After lunch we grabbed a Vinasun cab back to our hotel. Later in the day we took the hotel’s shuttle boat back in to town. One thing that is very noticeable is that there are no pleasure craft on the river. The only other boats were “working” boats, boats that were hauling loads of various items. And, there were very few of those. Unlike Bangkok where there are numerous types of boats that to transport people up and down the river, there is only one company here that does so, and it just started service in November.

The trip to town was much more enjoyable by boat than by taxi (no traffic!). We were dropped off at Mong Bridge which was a little bit of a walk away from where we wanted to go. But, the sun had gone down and the temperature was only in the upper 80’s so it wasn’t too difficult.

One thing I should mention about visiting here is how difficult it is to cross the road. Cars and motorbikes ignore crosswalk signals so you just go across lanes of traffic and pray that vehicles will go around you. Smaller roads are relatively easy to cross but major roads are scary! I have read that Hanoi is really difficult in terms of pedestrians crossing through herds of scooters. I am curious to see how much worse it is there; I can’t imagine it could be much more so. I will know in a couple of days! The scooters here even drive down the sidewalk; I got hit by one when I stopped to look at my phone.

We found a café for dinner that had a nice view of the street so we could do some people watching. After dinner we visited a Circle K mini-mart to pick up some snacks for our upcoming train trip to Hanoi. We will be on the train for a day and a half and so want to be prepared. The streets were lit up; I believe in celebration of the 50th anniversary of the war.
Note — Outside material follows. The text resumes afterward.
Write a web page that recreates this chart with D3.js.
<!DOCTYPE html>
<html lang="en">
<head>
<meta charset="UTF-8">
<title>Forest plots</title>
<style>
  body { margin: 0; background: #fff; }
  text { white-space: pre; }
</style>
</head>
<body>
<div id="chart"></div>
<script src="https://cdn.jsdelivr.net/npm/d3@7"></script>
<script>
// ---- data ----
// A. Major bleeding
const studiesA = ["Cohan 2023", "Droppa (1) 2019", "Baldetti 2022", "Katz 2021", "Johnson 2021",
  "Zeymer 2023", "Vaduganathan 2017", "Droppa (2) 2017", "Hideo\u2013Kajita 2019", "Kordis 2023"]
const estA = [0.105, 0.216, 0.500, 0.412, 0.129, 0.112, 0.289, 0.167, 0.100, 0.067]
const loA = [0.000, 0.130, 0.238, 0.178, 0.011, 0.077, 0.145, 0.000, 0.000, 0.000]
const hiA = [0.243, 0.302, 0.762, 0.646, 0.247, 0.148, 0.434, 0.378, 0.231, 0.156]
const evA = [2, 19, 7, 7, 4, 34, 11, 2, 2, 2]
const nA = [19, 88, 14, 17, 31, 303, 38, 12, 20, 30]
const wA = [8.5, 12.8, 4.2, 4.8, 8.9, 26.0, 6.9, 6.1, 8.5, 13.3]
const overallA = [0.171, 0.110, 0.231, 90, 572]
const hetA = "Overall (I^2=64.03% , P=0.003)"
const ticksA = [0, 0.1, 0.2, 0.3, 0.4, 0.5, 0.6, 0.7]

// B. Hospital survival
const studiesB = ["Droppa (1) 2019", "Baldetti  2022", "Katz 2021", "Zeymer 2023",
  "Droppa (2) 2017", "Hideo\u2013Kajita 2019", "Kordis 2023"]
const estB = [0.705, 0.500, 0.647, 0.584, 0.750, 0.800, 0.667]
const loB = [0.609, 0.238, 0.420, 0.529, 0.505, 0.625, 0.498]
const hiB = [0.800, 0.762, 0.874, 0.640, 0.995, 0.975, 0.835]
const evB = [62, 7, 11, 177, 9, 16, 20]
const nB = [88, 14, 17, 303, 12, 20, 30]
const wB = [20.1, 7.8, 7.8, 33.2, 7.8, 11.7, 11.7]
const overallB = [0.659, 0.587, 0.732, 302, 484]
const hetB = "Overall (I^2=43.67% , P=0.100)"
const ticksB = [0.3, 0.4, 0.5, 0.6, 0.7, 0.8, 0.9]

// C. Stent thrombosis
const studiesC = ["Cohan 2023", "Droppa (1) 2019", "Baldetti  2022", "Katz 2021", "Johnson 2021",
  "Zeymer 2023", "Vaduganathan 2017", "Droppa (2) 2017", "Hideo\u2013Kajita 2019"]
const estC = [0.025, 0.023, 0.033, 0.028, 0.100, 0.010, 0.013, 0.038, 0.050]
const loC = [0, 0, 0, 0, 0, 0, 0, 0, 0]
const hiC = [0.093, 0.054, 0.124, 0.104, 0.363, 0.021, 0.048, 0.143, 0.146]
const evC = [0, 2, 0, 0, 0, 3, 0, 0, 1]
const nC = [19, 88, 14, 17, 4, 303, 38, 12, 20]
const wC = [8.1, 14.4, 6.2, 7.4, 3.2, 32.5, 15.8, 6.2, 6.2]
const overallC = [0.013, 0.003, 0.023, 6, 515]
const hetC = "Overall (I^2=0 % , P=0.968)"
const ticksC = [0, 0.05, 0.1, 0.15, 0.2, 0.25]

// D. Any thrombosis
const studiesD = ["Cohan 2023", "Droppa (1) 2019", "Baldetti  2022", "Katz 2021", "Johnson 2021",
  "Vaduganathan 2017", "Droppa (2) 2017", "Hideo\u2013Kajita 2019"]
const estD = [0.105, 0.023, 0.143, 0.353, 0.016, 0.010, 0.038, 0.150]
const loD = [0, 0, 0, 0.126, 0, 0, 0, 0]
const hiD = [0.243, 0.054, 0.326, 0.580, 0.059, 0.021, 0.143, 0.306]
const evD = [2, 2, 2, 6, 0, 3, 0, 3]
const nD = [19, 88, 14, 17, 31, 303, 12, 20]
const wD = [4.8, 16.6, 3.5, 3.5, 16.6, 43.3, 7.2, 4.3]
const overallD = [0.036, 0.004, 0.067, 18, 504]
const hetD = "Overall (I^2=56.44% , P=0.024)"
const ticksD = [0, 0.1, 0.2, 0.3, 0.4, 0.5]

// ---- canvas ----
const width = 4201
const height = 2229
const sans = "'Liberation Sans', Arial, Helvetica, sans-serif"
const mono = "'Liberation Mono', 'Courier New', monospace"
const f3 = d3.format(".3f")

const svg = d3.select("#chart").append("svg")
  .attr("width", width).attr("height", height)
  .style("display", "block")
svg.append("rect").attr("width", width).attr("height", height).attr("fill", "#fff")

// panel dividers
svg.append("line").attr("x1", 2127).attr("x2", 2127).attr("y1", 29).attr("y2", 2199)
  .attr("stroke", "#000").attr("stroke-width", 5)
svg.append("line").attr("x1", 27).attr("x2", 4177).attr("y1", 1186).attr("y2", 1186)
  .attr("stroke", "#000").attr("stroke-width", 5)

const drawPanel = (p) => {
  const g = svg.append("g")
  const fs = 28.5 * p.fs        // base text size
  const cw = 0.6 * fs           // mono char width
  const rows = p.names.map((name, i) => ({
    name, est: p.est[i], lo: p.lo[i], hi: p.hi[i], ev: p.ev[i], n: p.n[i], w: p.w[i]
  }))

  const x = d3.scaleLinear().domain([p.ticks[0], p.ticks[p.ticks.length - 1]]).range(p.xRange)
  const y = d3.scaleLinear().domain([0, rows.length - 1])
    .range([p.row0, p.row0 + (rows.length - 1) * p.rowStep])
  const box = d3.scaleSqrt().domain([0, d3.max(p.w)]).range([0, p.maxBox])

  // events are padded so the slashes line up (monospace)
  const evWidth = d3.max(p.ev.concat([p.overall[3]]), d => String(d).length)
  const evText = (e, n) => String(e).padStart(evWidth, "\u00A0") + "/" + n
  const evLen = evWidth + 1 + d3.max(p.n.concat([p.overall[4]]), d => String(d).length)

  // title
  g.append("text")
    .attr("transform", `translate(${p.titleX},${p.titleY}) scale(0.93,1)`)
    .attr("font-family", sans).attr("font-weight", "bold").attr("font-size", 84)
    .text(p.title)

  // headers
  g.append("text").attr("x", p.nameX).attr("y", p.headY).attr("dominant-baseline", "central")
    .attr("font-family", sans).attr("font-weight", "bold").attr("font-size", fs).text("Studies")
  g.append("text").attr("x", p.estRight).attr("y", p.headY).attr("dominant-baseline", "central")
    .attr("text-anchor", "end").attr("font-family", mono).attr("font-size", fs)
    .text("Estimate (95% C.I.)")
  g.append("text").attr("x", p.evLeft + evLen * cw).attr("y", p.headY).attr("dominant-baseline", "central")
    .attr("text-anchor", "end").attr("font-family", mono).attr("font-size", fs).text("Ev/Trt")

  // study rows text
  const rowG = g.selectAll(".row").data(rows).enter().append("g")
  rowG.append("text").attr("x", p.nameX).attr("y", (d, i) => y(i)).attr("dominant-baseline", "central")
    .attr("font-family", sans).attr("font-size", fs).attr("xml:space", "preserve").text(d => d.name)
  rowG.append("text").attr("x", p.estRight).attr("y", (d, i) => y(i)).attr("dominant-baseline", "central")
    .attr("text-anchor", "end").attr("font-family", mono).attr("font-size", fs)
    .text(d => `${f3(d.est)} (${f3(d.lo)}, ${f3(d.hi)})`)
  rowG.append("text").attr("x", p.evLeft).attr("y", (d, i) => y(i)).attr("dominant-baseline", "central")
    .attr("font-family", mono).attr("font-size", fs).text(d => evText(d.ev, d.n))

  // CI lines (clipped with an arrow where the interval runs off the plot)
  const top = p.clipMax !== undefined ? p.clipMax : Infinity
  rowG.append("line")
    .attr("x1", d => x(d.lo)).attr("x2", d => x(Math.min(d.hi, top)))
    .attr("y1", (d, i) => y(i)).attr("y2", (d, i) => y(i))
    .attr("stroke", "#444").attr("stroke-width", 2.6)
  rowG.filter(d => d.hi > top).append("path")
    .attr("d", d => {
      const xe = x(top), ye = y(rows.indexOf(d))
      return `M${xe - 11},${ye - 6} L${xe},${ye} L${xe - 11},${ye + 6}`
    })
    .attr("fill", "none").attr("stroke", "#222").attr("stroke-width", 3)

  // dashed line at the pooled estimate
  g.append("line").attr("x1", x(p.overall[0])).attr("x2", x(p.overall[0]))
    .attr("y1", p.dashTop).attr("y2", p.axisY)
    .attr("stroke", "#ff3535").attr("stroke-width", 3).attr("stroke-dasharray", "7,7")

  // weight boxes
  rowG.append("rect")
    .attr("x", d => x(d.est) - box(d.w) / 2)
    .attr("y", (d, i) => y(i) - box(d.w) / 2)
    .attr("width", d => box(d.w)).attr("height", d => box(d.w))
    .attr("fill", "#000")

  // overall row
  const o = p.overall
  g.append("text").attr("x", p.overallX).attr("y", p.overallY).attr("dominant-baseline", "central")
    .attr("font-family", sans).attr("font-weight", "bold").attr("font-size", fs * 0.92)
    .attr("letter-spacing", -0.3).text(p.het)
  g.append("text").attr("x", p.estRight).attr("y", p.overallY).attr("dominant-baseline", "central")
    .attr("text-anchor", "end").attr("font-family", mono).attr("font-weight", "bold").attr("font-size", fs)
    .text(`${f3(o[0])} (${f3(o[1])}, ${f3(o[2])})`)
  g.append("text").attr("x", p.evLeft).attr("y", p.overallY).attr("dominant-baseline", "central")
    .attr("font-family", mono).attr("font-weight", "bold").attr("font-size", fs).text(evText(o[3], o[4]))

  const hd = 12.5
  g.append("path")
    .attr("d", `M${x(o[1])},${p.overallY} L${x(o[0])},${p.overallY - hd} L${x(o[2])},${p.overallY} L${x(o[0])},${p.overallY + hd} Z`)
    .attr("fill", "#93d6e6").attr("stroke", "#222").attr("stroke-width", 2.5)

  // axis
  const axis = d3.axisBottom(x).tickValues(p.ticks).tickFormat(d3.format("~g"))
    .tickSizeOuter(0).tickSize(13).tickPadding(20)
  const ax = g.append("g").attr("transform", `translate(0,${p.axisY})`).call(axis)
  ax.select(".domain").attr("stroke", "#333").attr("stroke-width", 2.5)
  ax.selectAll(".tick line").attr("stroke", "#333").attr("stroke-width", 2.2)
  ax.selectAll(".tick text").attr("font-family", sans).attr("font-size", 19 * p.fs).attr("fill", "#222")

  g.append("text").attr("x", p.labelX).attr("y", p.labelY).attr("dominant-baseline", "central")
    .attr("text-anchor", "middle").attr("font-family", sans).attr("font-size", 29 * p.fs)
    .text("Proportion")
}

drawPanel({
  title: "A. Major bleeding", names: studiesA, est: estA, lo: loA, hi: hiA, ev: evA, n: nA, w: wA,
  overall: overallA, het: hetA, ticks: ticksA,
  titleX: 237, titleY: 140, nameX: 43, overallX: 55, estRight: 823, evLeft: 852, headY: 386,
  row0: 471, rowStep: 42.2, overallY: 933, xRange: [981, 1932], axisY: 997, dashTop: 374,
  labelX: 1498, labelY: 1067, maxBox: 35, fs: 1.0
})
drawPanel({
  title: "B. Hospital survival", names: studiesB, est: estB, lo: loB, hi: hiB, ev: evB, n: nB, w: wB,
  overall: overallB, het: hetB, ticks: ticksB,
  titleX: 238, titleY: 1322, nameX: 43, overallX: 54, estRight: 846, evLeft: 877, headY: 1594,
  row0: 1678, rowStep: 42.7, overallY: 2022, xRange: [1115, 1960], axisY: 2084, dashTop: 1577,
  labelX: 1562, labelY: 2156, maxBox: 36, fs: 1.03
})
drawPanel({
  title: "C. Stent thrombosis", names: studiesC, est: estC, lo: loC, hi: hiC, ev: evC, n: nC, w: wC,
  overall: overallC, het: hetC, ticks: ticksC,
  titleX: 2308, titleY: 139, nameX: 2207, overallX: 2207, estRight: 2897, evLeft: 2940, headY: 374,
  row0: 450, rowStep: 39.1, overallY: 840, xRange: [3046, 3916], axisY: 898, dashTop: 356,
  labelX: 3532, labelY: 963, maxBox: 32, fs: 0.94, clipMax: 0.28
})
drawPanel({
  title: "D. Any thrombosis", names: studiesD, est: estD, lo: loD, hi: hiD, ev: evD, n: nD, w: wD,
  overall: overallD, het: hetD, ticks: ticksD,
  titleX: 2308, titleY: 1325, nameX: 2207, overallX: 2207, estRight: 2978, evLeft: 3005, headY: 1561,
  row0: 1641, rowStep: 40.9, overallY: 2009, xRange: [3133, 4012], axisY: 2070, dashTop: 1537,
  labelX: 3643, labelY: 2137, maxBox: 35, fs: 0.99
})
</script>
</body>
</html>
After meandering around for a bit we found a cab to take us back to our hotel. We could’ve taken the shuttle back but didn’t want to have to walk back to the shuttle stop. The cab only costs $5-$6 which is a small amount of money for an air conditioned vehicle that will negotiate the crazy traffic and deliver you right to your doorstep.

 

The next day we figured we would just wander around town a bit and see if we could find a few famous landmarks as we walked. We had another lovely breakfast by the river and then took the shuttle van into town. The traffic was obscene, but that seems to be the case no matter what time of day or night it is. Besides the many cars on the road, there are herds of motorcycles weaving in and out of traffic. Most of the drivers wear helmets; most also wear facemasks which I assume are protection against fumes. We have noticed that it is very hazy here; probably due to pollution.
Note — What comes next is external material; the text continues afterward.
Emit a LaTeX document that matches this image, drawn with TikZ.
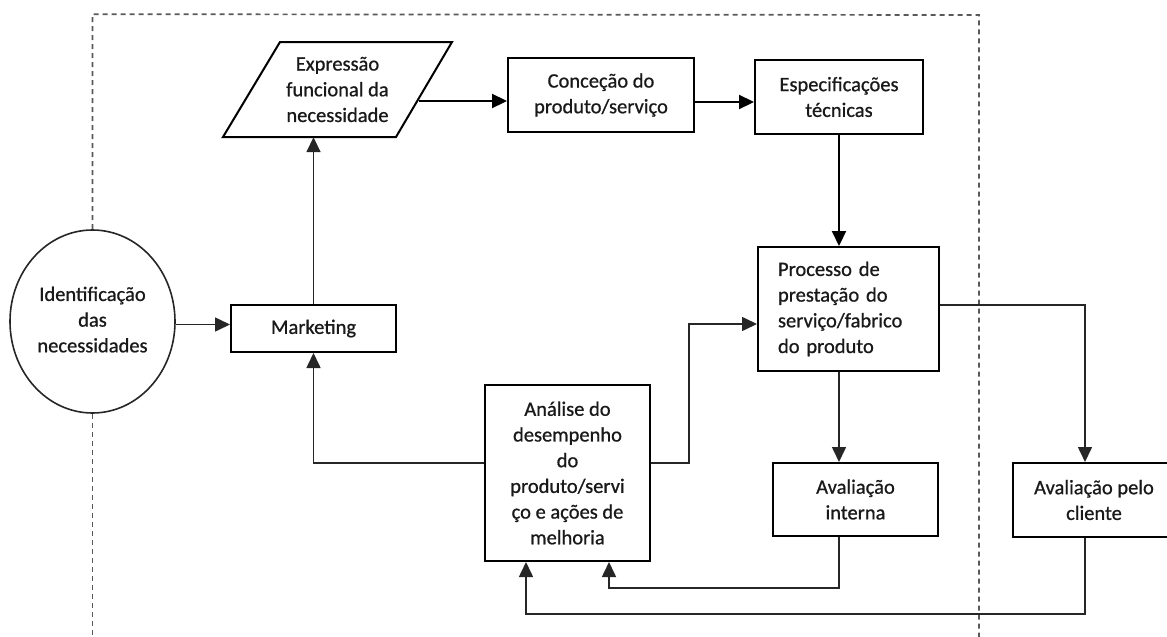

We were dropped off at Bach Dang pier which is close to many of the places we planned on walking to. We found the Opera House, Post Office and Notre Dame Cathedral of Saigon. After a coffee/people-watching break we found a nice park to relax in. A gardener was planting flowers. I found poinsettias planted; I have never seen them anywhere except in pots at Christmas. Pretty cool to see them as part of a garden.

As we sat on the park bench a man came up to Clayton and wanted to clean his white tennis shoes. We both kept telling him no but he didn’t listen. He grabbed a toothbrush and dipped it in some white shoe polish and tried to start cleaning. Clayton wouldn’t let him so he eventually moved on. We took that as a signal that it was time for us to move on as well!
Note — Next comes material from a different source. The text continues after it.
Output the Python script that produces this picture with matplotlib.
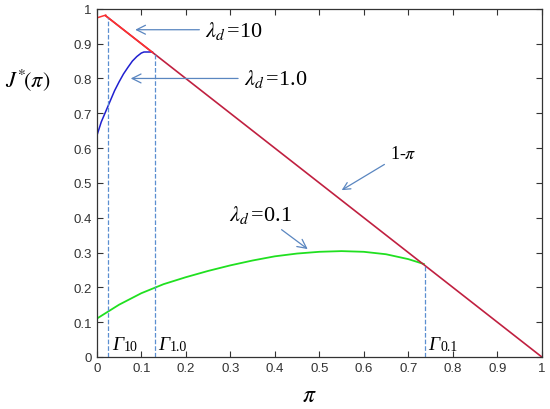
import numpy as np
import matplotlib.pyplot as plt

plt.rcParams['mathtext.fontset'] = 'stix'
plt.rcParams['font.family'] = 'Liberation Sans'

# lambda_d = 10 branch before the 1-pi line
pi10 = [0.0, 0.02]
J10 = [0.974, 0.982]

# lambda_d = 1.0 branch
pi1 = [0.0, 0.01, 0.02, 0.03, 0.04, 0.05, 0.06, 0.07, 0.08, 0.09, 0.1, 0.106, 0.125]
J1 = [0.635, 0.675, 0.705, 0.735, 0.765, 0.79, 0.813, 0.832, 0.85, 0.863, 0.873, 0.876, 0.876]

# lambda_d = 0.1 branch
pi01 = [0.0, 0.025, 0.05, 0.1, 0.15, 0.2, 0.25, 0.3, 0.35, 0.4, 0.45, 0.5, 0.55,
        0.6, 0.65, 0.7, 0.735]
J01 = [0.11, 0.13, 0.15, 0.183, 0.209, 0.229, 0.247, 0.263, 0.277, 0.289, 0.297, 0.302, 0.304,
       0.302, 0.295, 0.281, 0.267]

# thresholds Gamma
gam_x = [0.026, 0.13, 0.737]
gam_top = [0.975, 0.87, 0.263]
gam_sub = ['10', '1.0', '0.1']

line_x = np.array([0.02, 1.0])

fig = plt.figure(figsize=(5.5, 4.1), dpi=100)
ax = fig.add_axes([0.176, 0.127, 0.809, 0.849])

ax.plot(pi10, J10, color='#ff3030', lw=1.1)
ax.plot(pi1, J1, color='#2020d0', lw=1.1)
ax.plot(pi01, J01, color='#20e020', lw=1.3)
ax.plot(line_x, 1 - line_x, color='#c02040', lw=1.2)
ax.plot([0.02, 0.125], [0.98, 0.875], color='#ff3030', lw=1.1)

for gx, gt, gs in zip(gam_x, gam_top, gam_sub):
    ax.plot([gx, gx], [0, gt], ls='--', color='#5b8fd0', lw=0.9)
    g = ax.text(gx + 0.008, 0.012, 'Γ', fontsize=14, style='italic',
                family='Liberation Serif', va='bottom', ha='left')
    ax.annotate(gs, xy=(1, 0), xycoords=g, xytext=(0.5, 0), textcoords='offset points',
                fontsize=10, family='Liberation Serif', va='bottom', ha='left')

arr = dict(arrowstyle='->', color='#5a86c0', lw=0.9)
ax.annotate(r'$\lambda_d\,$=10', xy=(0.08, 0.94), xytext=(0.243, 0.94),
            fontsize=16, va='center', arrowprops=arr, family='Liberation Serif')
ax.annotate(r'$\lambda_d\,$=1.0', xy=(0.07, 0.80), xytext=(0.33, 0.80),
            fontsize=16, va='center', arrowprops=arr, family='Liberation Serif')
ax.annotate(r'1-$\pi$', xy=(0.545, 0.475), xytext=(0.658, 0.585),
            fontsize=13, va='center', arrowprops=arr, family='Liberation Serif')
ax.annotate(r'$\lambda_d\,$=0.1', xy=(0.479, 0.305), xytext=(0.298, 0.41),
            fontsize=16, va='center', arrowprops=arr, family='Liberation Serif')

ax.set_xlim(0, 1)
ax.set_ylim(0, 1)
ax.set_xticks(np.arange(0, 1.01, 0.1))
ax.set_yticks(np.arange(0, 1.01, 0.1))
ax.set_xticklabels(['0', '0.1', '0.2', '0.3', '0.4', '0.5', '0.6', '0.7', '0.8', '0.9', '1'])
ax.set_yticklabels(['0', '0.1', '0.2', '0.3', '0.4', '0.5', '0.6', '0.7', '0.8', '0.9', '1'])
ax.tick_params(direction='in', top=True, right=True, labelsize=9.5, colors='#333333',
               length=4, width=0.8)
for s in ax.spines.values():
    s.set_color('#333333')
    s.set_linewidth(0.9)

fig.text(0.05, 0.805, r'$J^{*}\!(\pi)$', fontsize=16, ha='center', va='center')
fig.text(0.562, 0.035, r'$\pi$', fontsize=17, ha='center', va='center')

fig.savefig('out.png', dpi=100)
We ended up back at Independence Palace. There were lots of tourists today; a HAL ship was in port and so bus-loads of cruisers had been dropped off in town. Most seemed pretty dazed and confused as is the case for anyone when you are in a new place for only a day. We decided to grab lunch. The restaurant we chose was playing Christmas music. Odd.

We grabbed a cab to head back to the hotel to do some laundry and get organized for our next adventure: the long train ride from Saigon to Hanoi!

We loved our hotel/apartment here (Saigon Domaine Luxury Residences); we would absolutely stay here again. The price is reasonable and the apartments are beautiful and spacious. It was our first glimpse of Vietnam. We will be heading to Hanoi next.